Particles in tap water
Hi all, wanted to get your thoughts. I took a close look at a glass of water from the refrigerator dispenser (new filter just installed), and it had some particles floating around in the water. Not a *lot*, but enough for me to clearly see them floating around. They mostly looked like little white dots, but a few were longer strands, maybe 2-3 mm. They're not just tiny air bubbles. Does anyone know what these particles might be? Should the water filter be catching them? I live in LA, if that can give any clues.
Thanks for your help!
Sorry for the delayed response, but I wanted to thank you both for your feedback. I'm not sure what the exact issue was, but the particles seem to have stopped showing up in the water over time, so I feel much more comfortable drinking the water now -- even if there wasn't any safety issue to begin with, I just feel better when the water is clear!

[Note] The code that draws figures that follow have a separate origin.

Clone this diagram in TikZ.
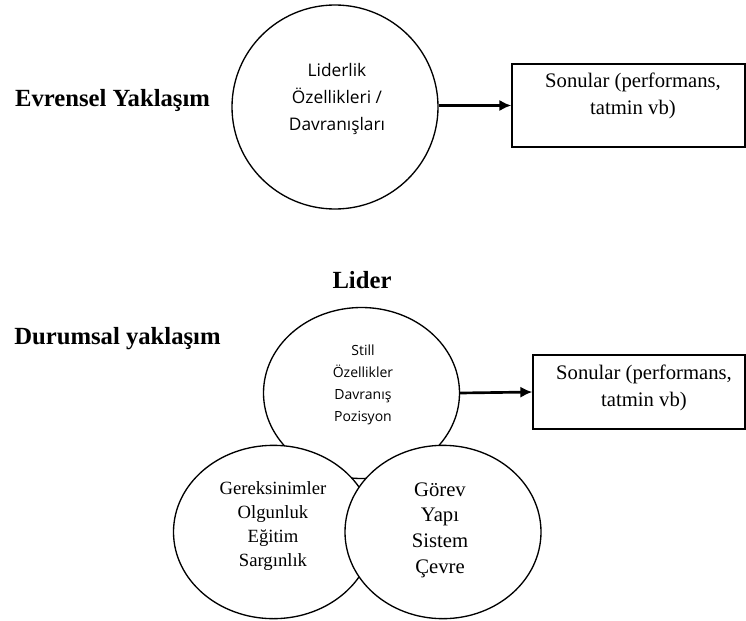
\documentclass[tikz,border=0pt]{standalone}
\usepackage{fontspec}
\setmainfont{Liberation Serif}
\newfontfamily\uisans{Open Sans}
\usetikzlibrary{shapes.geometric,arrows.meta}
\begin{document}
\begin{tikzpicture}[x=0.75pt,y=-0.75pt,
  oval/.style={ellipse,draw,line width=1pt,fill=white,inner sep=0pt},
  outbox/.style={draw,line width=1pt,inner sep=0pt},
  conn/.style={line width=2pt,-{Latex[length=9pt,width=8.5pt]}},
  headlabel/.style={inner sep=0pt,font=\fontsize{18.5}{22}\selectfont\bfseries},
  outtext/.style={inner sep=0pt,align=center,font=\fontsize{15.5}{20}\selectfont},
  bigsans/.style={inner sep=0pt,align=center,font=\uisans\fontsize{13}{20.6}\selectfont},
  smallsans/.style={inner sep=0pt,align=center,font=\uisans\fontsize{10.5}{16.5}\selectfont},
  leftser/.style={inner sep=0pt,align=center,font=\fontsize{14}{18}\selectfont},
  rightser/.style={inner sep=0pt,align=center,font=\fontsize{15.5}{19.2}\selectfont}
]
\useasboundingbox[fill=white] (0,0) rectangle (746,621);

% ---- Evrensel yaklasim ----
\node[headlabel] (evr) at (112.5,100) {Evrensel Yaklaşım};
\node[oval,minimum width=154.5pt,minimum height=153pt] (top) at (335,107) {};
\node[bigsans] (toptext) at (337,99) {Liderlik\\Özellikleri /\\Davranışları};
\node[outbox,minimum width=174.75pt,minimum height=62.25pt] (box1) at (628.5,105.5) {};
\node[outtext] (box1text) at (633,96) {Sonular (performans,\\tatmin vb)};
\draw[conn] (box1.west -| top.east) -- (box1.west);

% ---- Durumsal yaklasim ----
\node[headlabel] (lidertitle) at (362,280) {Lider};
\node[headlabel] (dur) at (117.5,339) {Durumsal yaklaşım};
\node[oval,minimum width=147pt,minimum height=128.25pt] (lider) at (361.5,393) {};
\node[oval,minimum width=150pt,minimum height=130pt] (left) at (273.5,532) {};
\node[oval,minimum width=147pt,minimum height=130pt] (right) at (443,532) {};
\node[smallsans] (lidertext) at (363,385) {Still\\Özellikler\\Davranış\\Pozisyon};
\node[leftser] (lefttext) at (273,526) {Gereksinimler\\Olgunluk\\Eğitim\\Sargınlık};
\node[rightser] (righttext) at (440,530) {Görev\\Yapı\\Sistem\\Çevre};
\node[outbox,minimum width=159pt,minimum height=55.5pt] (box2) at (639,392) {};
\node[outtext] (box2text) at (644,388) {Sonular (performans,\\tatmin vb)};
\draw[conn] (lider.east) -- (box2.west);
\end{tikzpicture}
\end{document}
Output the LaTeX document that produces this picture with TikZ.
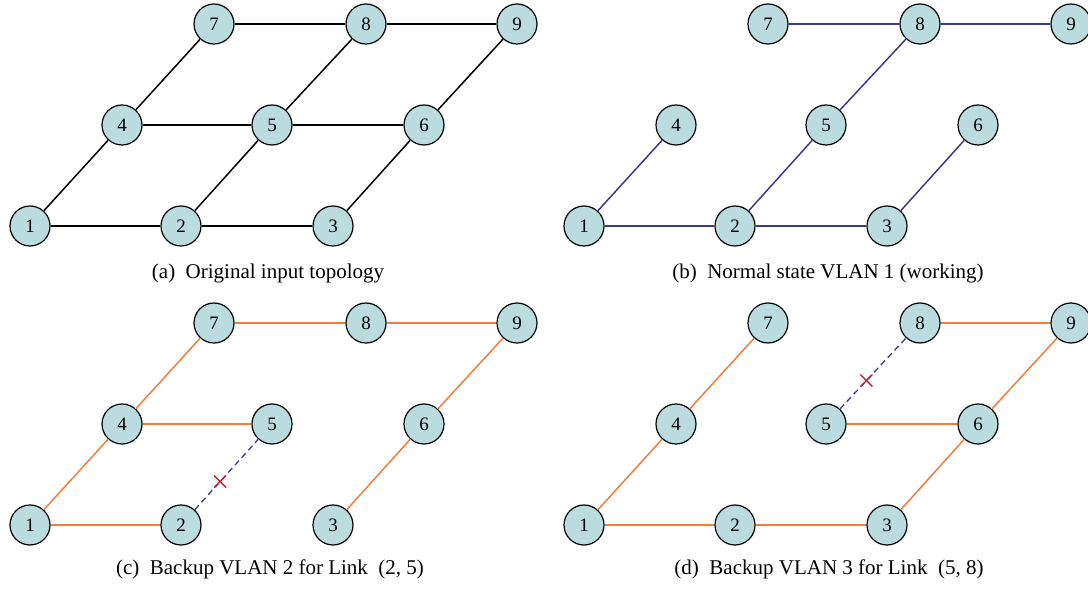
\documentclass[tikz,border=0pt]{standalone}
\usepackage{fontspec}
\setmainfont{Liberation Serif}
\definecolor{nodefill}{RGB}{186,220,223}
\definecolor{navy}{RGB}{58,58,140}
\definecolor{orangeline}{RGB}{240,125,60}
\definecolor{crossred}{RGB}{200,30,50}
\begin{document}
\begin{tikzpicture}[x=1pt,y=-1pt,
  vtx/.style={circle,draw=black,line width=1.2pt,fill=nodefill,minimum size=40pt,
    inner sep=0pt,font=\fontsize{19}{19}\selectfont},
  plain/.style={line width=1.5pt,draw=black},
  work/.style={line width=1.5pt,draw=navy},
  bkp/.style={line width=1.5pt,draw=orangeline},
  fail/.style={line width=1.3pt,draw=navy,dash pattern=on 6pt off 4pt},
  crossmark/.style={line width=1.3pt,draw=crossred},
  captext/.style={font=\fontsize{21}{25}\selectfont,inner sep=0pt}
]
\useasboundingbox (0,0) rectangle (1088,593);
\clip (0,0) rectangle (1088,593);

% four copies of the 3x3 grid of switches
\foreach \p/\dx/\dy in {a/0/0,b/554/0,c/0/299,d/554/299}{
  \foreach \n/\x/\y in {1/30/226,2/181/226,3/333/226,4/122/125,5/272/125,
                        6/424/125,7/214/24,8/366/24,9/517/24}{
    \node[vtx] (\p\n) at (\x+\dx,\y+\dy) {\n};
  }
}

% (a) full topology
\foreach \u/\v in {1/2,2/3,4/5,5/6,7/8,8/9,1/4,4/7,2/5,5/8,3/6,6/9}
  \draw[plain] (a\u) -- (a\v);

% (b) working tree
\foreach \u/\v in {1/2,2/3,7/8,8/9,1/4,2/5,5/8,3/6}
  \draw[work] (b\u) -- (b\v);

% (c) backup tree for link (2,5)
\foreach \u/\v in {1/2,4/5,7/8,8/9,1/4,4/7,3/6,6/9}
  \draw[bkp] (c\u) -- (c\v);
\draw[fail] (c2) -- coordinate[pos=0.4] (cx) (c5);
\draw[crossmark] (cx) ++(-6,-6) -- ++(12,12) (cx) ++(-6,6) -- ++(12,-12);

% (d) backup tree for link (5,8)
\foreach \u/\v in {1/2,2/3,5/6,8/9,1/4,4/7,3/6,6/9}
  \draw[bkp] (d\u) -- (d\v);
\draw[fail] (d5) -- coordinate[pos=0.4] (dx) (d8);
\draw[crossmark] (dx) ++(-6,-6) -- ++(12,12) (dx) ++(-6,6) -- ++(12,-12);

% captions
\node[captext] (capa) at (268,273) {(a)\ \ Original input topology};
\node[captext] (capb) at (828,273) {(b)\ \ Normal state VLAN 1 (working)};
\node[captext] (capc) at (270,569) {(c)\ \ Backup VLAN 2 for Link\ \ (2, 5)};
\node[captext] (capd) at (829,569) {(d)\ \ Backup VLAN 3 for Link\ \ (5, 8)};
\end{tikzpicture}
\end{document}
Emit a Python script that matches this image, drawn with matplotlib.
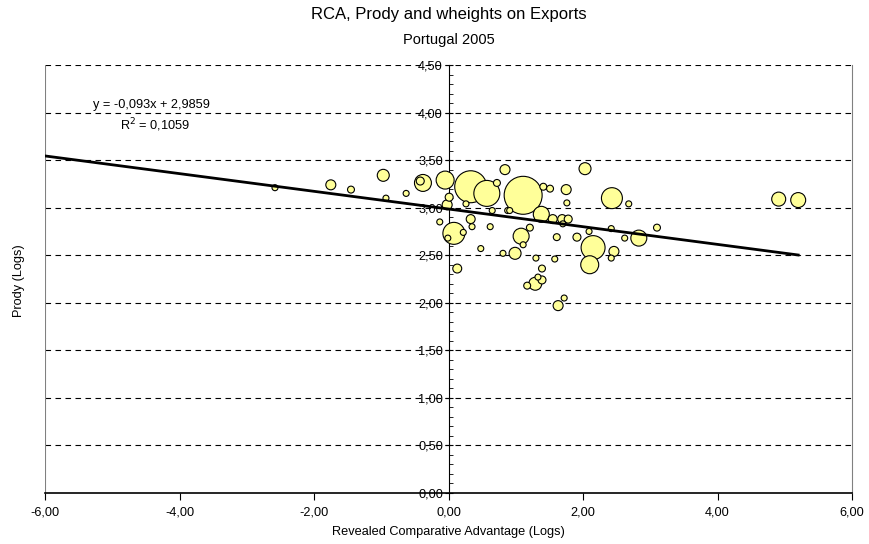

The most likely culprit is that LA has hard water. If your floates are mineral related, than it is just a visual issue and not a health concern.
If your fridge dispensing ice / ice water / cold water, the temperature change is causing the minerals to precipitate out of solution. If this is the case, you should have had the floaties all the time and just noticed it now. To remedy this, you would need to either put in a reverse osmosis filter or a water softener. This is, in my opinion, the most likely explanation. If you run through the system until the water is the same temperature as tap, the floaties should disappear, but reappear if you let the water sit in the fridge and cool off.
If the water is not that cold, than it may be mineral deposits building up in the supply line/dispenser that flake off, possibly aggravated due to jostling when you changed the filter. To remedy this, you would need to de-scale your supply lines/dispenser, possibly using a diluted vinegar solution.
Another unlikely possibility if you have an old fridge - the older style hard molded plastic water reservoir that some manufacturers used is starting to break down and should be replaced with a newer reservoir made of coiled plastic tubing.